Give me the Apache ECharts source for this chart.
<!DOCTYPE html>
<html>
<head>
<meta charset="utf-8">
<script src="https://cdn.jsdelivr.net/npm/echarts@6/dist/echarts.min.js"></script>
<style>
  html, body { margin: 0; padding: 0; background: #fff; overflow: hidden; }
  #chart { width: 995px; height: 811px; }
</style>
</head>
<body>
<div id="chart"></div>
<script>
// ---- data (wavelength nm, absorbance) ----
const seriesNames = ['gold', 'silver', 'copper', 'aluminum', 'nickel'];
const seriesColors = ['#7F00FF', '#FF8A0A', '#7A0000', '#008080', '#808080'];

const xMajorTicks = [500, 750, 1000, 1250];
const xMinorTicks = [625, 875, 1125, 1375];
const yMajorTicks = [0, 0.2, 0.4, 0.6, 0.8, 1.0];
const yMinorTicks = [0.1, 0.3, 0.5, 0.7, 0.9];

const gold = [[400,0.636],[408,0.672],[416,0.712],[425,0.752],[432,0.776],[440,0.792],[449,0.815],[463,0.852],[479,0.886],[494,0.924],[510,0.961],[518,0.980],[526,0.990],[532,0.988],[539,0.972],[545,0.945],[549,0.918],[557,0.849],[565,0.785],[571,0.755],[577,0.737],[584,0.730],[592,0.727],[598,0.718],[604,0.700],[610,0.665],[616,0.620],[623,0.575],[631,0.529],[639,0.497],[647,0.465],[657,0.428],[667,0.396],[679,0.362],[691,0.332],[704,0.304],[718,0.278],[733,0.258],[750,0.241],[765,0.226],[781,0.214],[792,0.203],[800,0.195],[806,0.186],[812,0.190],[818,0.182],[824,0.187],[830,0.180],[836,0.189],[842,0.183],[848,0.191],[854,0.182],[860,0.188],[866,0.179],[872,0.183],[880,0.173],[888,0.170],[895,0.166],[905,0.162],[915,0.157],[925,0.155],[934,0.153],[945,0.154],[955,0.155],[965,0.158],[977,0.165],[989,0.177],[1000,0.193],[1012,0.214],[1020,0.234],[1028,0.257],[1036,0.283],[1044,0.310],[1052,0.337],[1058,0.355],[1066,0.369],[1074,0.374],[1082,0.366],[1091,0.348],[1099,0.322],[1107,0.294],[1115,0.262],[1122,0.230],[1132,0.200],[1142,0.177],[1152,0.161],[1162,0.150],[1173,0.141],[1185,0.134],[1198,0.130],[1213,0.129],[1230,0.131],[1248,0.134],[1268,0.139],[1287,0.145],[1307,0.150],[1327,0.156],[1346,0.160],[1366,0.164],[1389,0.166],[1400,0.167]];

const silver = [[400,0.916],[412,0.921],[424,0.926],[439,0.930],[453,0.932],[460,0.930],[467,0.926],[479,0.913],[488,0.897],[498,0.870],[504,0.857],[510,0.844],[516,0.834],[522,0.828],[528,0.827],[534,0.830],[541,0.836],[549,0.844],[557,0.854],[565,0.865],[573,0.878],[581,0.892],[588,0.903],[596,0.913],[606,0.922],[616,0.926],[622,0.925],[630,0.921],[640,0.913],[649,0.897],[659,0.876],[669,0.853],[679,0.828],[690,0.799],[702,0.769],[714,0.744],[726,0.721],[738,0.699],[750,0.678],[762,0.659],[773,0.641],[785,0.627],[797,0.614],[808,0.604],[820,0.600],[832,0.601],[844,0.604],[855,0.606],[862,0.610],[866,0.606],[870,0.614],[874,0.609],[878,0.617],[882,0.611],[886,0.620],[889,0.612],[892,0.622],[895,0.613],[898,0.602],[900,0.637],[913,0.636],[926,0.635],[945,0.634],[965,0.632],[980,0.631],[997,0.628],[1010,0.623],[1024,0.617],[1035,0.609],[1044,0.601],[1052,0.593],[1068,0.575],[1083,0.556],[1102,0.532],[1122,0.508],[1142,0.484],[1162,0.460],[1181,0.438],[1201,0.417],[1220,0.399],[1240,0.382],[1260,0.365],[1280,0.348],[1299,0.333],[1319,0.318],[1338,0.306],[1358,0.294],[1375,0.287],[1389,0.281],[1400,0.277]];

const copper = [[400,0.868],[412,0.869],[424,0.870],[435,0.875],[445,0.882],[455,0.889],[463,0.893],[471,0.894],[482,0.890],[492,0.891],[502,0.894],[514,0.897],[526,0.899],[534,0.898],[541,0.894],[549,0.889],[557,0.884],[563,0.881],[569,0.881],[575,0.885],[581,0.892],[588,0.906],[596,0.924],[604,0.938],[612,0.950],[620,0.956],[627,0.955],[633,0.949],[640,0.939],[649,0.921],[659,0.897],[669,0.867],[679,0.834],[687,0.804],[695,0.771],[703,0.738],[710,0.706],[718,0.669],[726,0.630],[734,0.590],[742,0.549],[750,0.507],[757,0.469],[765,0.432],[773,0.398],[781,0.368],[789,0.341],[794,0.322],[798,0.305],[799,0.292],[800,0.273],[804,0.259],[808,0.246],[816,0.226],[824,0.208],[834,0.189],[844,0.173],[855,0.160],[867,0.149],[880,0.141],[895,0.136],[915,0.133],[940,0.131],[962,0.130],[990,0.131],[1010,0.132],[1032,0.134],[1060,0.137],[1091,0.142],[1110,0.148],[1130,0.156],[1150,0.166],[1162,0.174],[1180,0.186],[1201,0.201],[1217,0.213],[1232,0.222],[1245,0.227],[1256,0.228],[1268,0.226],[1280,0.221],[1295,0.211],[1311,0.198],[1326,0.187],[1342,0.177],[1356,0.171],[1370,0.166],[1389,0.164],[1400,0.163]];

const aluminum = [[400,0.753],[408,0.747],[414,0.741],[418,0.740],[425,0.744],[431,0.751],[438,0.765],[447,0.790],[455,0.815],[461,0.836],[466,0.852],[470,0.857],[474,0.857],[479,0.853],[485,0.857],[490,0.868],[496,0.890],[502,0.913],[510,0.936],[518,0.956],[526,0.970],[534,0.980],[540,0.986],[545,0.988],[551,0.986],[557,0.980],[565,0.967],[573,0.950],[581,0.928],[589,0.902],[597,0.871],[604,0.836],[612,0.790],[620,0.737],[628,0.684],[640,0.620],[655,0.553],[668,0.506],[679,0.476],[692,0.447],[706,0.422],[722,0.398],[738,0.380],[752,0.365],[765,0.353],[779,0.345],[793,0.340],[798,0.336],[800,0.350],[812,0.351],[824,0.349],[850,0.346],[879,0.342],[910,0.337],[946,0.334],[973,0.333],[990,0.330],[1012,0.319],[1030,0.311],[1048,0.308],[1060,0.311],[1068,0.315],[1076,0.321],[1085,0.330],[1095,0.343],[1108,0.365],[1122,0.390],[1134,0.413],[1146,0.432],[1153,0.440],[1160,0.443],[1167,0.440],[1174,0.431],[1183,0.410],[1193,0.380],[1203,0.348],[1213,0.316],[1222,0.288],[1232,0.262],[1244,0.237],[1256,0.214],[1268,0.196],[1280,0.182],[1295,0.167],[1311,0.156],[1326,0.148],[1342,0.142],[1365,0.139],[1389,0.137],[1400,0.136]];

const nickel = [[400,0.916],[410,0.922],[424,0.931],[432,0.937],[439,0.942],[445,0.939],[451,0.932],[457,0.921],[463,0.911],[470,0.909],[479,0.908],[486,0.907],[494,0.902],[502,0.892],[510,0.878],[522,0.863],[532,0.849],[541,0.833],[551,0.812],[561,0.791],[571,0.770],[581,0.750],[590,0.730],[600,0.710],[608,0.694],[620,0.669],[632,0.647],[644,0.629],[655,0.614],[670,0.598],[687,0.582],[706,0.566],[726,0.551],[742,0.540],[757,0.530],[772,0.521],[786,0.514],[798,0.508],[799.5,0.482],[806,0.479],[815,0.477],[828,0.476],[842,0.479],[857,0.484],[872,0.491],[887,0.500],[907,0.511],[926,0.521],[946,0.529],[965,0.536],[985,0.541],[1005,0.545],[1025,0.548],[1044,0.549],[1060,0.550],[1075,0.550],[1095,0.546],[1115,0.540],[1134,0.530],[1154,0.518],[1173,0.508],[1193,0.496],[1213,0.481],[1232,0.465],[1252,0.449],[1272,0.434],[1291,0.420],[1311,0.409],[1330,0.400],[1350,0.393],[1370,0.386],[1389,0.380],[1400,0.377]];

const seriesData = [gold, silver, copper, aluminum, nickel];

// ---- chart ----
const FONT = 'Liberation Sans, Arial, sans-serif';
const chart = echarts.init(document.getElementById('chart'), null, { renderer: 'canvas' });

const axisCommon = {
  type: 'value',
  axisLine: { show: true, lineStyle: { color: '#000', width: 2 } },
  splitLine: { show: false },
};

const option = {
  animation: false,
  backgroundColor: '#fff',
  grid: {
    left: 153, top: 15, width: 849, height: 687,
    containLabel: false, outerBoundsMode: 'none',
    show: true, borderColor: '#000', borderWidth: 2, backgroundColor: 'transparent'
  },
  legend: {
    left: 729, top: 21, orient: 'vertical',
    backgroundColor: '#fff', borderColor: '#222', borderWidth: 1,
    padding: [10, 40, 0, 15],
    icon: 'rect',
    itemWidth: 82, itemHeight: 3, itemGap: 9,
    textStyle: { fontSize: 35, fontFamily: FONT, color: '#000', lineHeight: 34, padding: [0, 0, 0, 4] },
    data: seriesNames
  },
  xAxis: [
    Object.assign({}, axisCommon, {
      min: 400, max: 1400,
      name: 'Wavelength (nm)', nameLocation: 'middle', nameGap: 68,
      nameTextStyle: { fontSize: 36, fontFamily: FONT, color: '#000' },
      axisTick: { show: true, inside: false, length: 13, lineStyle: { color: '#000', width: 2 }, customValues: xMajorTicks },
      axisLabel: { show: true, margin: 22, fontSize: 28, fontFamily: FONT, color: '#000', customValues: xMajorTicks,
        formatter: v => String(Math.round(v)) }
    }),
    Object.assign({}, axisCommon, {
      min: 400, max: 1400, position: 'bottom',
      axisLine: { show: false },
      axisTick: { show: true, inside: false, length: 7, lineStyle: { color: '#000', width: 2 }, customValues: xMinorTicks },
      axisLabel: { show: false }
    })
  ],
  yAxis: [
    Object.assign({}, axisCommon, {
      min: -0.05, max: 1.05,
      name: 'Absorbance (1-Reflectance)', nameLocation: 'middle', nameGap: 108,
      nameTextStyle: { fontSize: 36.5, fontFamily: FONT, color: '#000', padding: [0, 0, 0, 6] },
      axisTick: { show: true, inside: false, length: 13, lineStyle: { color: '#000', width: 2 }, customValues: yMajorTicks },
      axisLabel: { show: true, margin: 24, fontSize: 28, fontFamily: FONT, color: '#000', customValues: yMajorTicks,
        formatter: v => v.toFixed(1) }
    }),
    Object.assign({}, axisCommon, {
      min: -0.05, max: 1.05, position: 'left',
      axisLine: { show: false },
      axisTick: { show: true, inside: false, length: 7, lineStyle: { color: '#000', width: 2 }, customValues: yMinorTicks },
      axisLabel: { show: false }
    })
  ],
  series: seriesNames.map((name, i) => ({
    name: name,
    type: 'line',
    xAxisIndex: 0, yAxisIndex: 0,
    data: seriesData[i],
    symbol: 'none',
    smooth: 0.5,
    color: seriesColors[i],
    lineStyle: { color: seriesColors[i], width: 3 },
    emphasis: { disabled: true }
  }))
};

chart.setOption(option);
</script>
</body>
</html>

* * *

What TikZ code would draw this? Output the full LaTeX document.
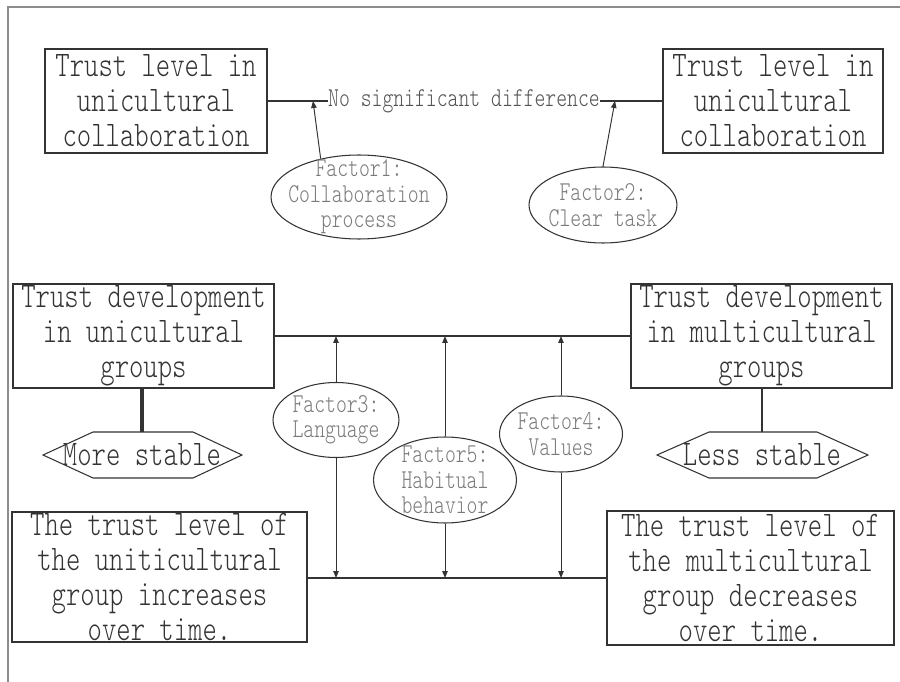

---

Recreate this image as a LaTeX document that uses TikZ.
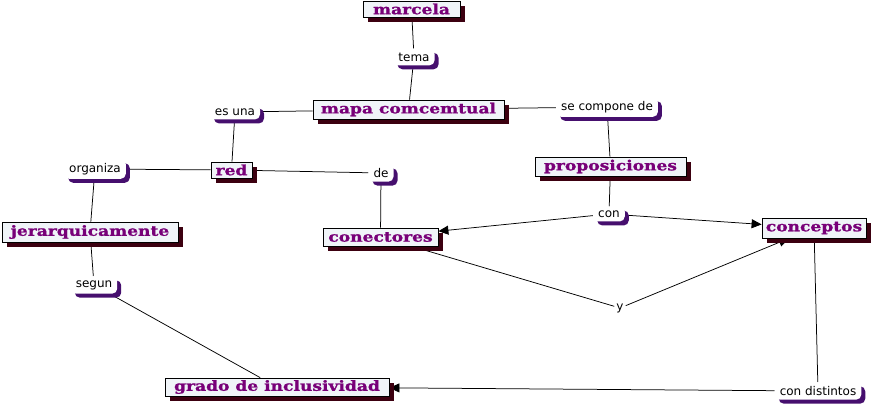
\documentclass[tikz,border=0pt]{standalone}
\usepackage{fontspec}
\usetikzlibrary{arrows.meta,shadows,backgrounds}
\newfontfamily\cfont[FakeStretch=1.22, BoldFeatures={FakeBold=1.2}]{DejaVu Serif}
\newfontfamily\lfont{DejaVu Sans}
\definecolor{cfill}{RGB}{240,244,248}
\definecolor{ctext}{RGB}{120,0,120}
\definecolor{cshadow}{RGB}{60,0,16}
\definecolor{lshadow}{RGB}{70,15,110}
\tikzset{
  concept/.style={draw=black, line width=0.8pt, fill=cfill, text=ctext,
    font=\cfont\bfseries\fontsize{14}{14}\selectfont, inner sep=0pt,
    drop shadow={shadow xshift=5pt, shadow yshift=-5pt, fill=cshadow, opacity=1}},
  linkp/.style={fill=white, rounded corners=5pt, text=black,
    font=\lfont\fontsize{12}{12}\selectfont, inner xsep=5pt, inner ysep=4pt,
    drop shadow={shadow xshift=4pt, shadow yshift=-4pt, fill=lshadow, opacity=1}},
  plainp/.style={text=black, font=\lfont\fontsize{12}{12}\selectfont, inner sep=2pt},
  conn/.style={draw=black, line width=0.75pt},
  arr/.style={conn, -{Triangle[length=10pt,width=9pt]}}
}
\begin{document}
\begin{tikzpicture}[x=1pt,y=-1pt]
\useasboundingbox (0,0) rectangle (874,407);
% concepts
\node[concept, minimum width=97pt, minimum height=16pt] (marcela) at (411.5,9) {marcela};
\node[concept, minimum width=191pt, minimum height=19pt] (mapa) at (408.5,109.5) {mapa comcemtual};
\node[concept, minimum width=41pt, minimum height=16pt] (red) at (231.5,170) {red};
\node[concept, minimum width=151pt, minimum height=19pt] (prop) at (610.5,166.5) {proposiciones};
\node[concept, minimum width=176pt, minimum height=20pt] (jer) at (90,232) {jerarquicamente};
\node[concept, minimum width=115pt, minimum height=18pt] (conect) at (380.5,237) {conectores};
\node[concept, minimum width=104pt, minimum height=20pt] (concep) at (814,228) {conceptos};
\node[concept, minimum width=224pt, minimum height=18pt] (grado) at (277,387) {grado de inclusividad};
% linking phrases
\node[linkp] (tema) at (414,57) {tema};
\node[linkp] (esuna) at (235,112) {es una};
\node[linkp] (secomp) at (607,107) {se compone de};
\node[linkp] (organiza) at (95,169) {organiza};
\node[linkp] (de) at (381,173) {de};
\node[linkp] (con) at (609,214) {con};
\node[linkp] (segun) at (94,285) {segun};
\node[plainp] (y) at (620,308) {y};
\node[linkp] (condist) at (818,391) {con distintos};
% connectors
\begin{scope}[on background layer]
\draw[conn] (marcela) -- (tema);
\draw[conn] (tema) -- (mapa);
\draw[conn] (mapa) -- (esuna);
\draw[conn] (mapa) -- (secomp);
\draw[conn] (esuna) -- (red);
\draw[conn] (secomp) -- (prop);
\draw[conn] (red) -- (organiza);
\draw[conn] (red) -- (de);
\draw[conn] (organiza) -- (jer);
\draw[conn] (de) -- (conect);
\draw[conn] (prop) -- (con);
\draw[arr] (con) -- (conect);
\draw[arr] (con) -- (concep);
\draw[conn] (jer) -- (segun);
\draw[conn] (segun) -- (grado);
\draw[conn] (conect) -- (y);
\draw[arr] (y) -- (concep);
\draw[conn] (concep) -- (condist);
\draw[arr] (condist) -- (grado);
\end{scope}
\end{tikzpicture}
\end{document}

* **TASK BRIEF**
Set down, without any change, only the lines from the line that holds "Give me the" through the line that holds "const yMinorTicks = [0.1, 0.3, 0.5, 0.7, 0.9];", both lines included.

* **EXERCISE RESULT**
Give me the Apache ECharts source for this chart.
<!DOCTYPE html>
<html>
<head>
<meta charset="utf-8">
<script src="https://cdn.jsdelivr.net/npm/echarts@6/dist/echarts.min.js"></script>
<style>
  html, body { margin: 0; padding: 0; background: #fff; overflow: hidden; }
  #chart { width: 995px; height: 811px; }
</style>
</head>
<body>
<div id="chart"></div>
<script>
// ---- data (wavelength nm, absorbance) ----
const seriesNames = ['gold', 'silver', 'copper', 'aluminum', 'nickel'];
const seriesColors = ['#7F00FF', '#FF8A0A', '#7A0000', '#008080', '#808080'];

const xMajorTicks = [500, 750, 1000, 1250];
const xMinorTicks = [625, 875, 1125, 1375];
const yMajorTicks = [0, 0.2, 0.4, 0.6, 0.8, 1.0];
const yMinorTicks = [0.1, 0.3, 0.5, 0.7, 0.9];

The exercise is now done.